Stated task.
Using the data below, copy each line that includes the word "React".
--- Start of Given data ---
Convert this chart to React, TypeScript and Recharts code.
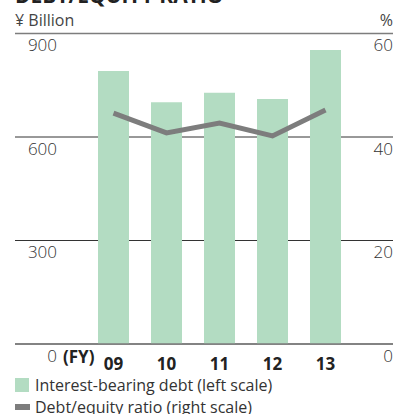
import React from "react";
import {
  ComposedChart,
  Bar,
  Line,
  XAxis,
  YAxis,
  CartesianGrid,
  ReferenceLine,
} from "recharts";

const years = ["09", "10", "11", "12", "13"];
const debt = [791, 701, 728, 710, 852];
const ratio = [44.6, 40.8, 42.7, 40.2, 45.2];
const leftTicks = [0, 300, 600, 900];
const rightTicks = [0, 20, 40, 60];

const data = years.map((y, i) => ({ year: y, debt: debt[i], ratio: ratio[i] }));

const FONT = "'Open Sans', 'DejaVu Sans', sans-serif";
const GREEN = "#b3dcc2";
const GREY = "#7d7d7d";

const LeftTick = ({ y, payload }: any) => (
  <text x={57} y={y + 13} textAnchor="end" dominantBaseline="middle" fontFamily={FONT} fontSize={17} fontWeight={300} fill="#333">
    {payload.value}
  </text>
);

const RightTick = ({ y, payload }: any) => (
  <text x={393} y={y + 13} textAnchor="end" dominantBaseline="middle" fontFamily={FONT} fontSize={17} fontWeight={300} fill="#333">
    {payload.value}
  </text>
);

const XTick = ({ x, y, payload }: any) => (
  <text x={x} y={y + 13} textAnchor="middle" dominantBaseline="middle" fontFamily={FONT} fontSize={17} fontWeight={700} fill="#222">
    {payload.value}
  </text>
);

export default function App() {
  return (
    <div style={{ position: "absolute", left: 0, top: 0, width: 395, height: 414, overflow: "hidden", background: "#fff", fontFamily: FONT }}>
      <div style={{ position: "absolute", left: 15, top: -19, fontSize: 21, fontWeight: 700, color: "#222", whiteSpace: "nowrap" }}>
        DEBT/EQUITY RATIO
      </div>
      <div style={{ position: "absolute", left: 15, top: 9, fontSize: 16, color: "#444" }}>¥ Billion</div>
      <div style={{ position: "absolute", right: 2, top: 9, fontSize: 16, color: "#444" }}>%</div>
      <ComposedChart
        width={395}
        height={414}
        data={data}
        margin={{ top: 33.5, right: 0, bottom: 40, left: 0 }}
      >
        <CartesianGrid yAxisId="left" vertical={false} stroke="#333" strokeWidth={1} />
        <XAxis
          dataKey="year"
          height={30}
          axisLine={false}
          tickLine={false}
          tick={<XTick />}
          padding={{ left: 72, right: 41 }}
          interval={0}
        />
        <YAxis yAxisId="left" width={15} domain={[0, 900]} ticks={leftTicks} interval={0} axisLine={false} tickLine={false} tick={<LeftTick />} />
        <YAxis yAxisId="right" orientation="right" width={2} domain={[0, 60]} ticks={rightTicks} interval={0} axisLine={false} tickLine={false} tick={<RightTick />} />
        <ReferenceLine yAxisId="left" y={900} stroke={GREY} strokeWidth={1.5} />
        <Bar yAxisId="left" dataKey="debt" fill={GREEN} barSize={31} isAnimationActive={false} />
        <ReferenceLine yAxisId="left" y={0} stroke={GREY} strokeWidth={1.5} />
        <Line yAxisId="right" dataKey="ratio" stroke={GREY} strokeWidth={5} dot={false} isAnimationActive={false} />
      </ComposedChart>
      <div style={{ position: "absolute", left: 63, top: 345, fontSize: 17, fontWeight: 700, color: "#222" }}>(FY)</div>
      <div style={{ position: "absolute", left: 15, top: 378, width: 14, height: 14, background: GREEN }} />
      <div style={{ position: "absolute", left: 35, top: 374, fontSize: 16, color: "#333", whiteSpace: "nowrap" }}>
        Interest-bearing debt (left scale)
      </div>
      <div style={{ position: "absolute", left: 15, top: 404, width: 15, height: 6, background: GREY }} />
      <div style={{ position: "absolute", left: 35, top: 396, fontSize: 16, color: "#333", whiteSpace: "nowrap" }}>
        Debt/equity ratio (right scale)
      </div>
    </div>
  );
}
--- End of Given data ---
Result of this task.
Convert this chart to React, TypeScript and Recharts code.
import React from "react";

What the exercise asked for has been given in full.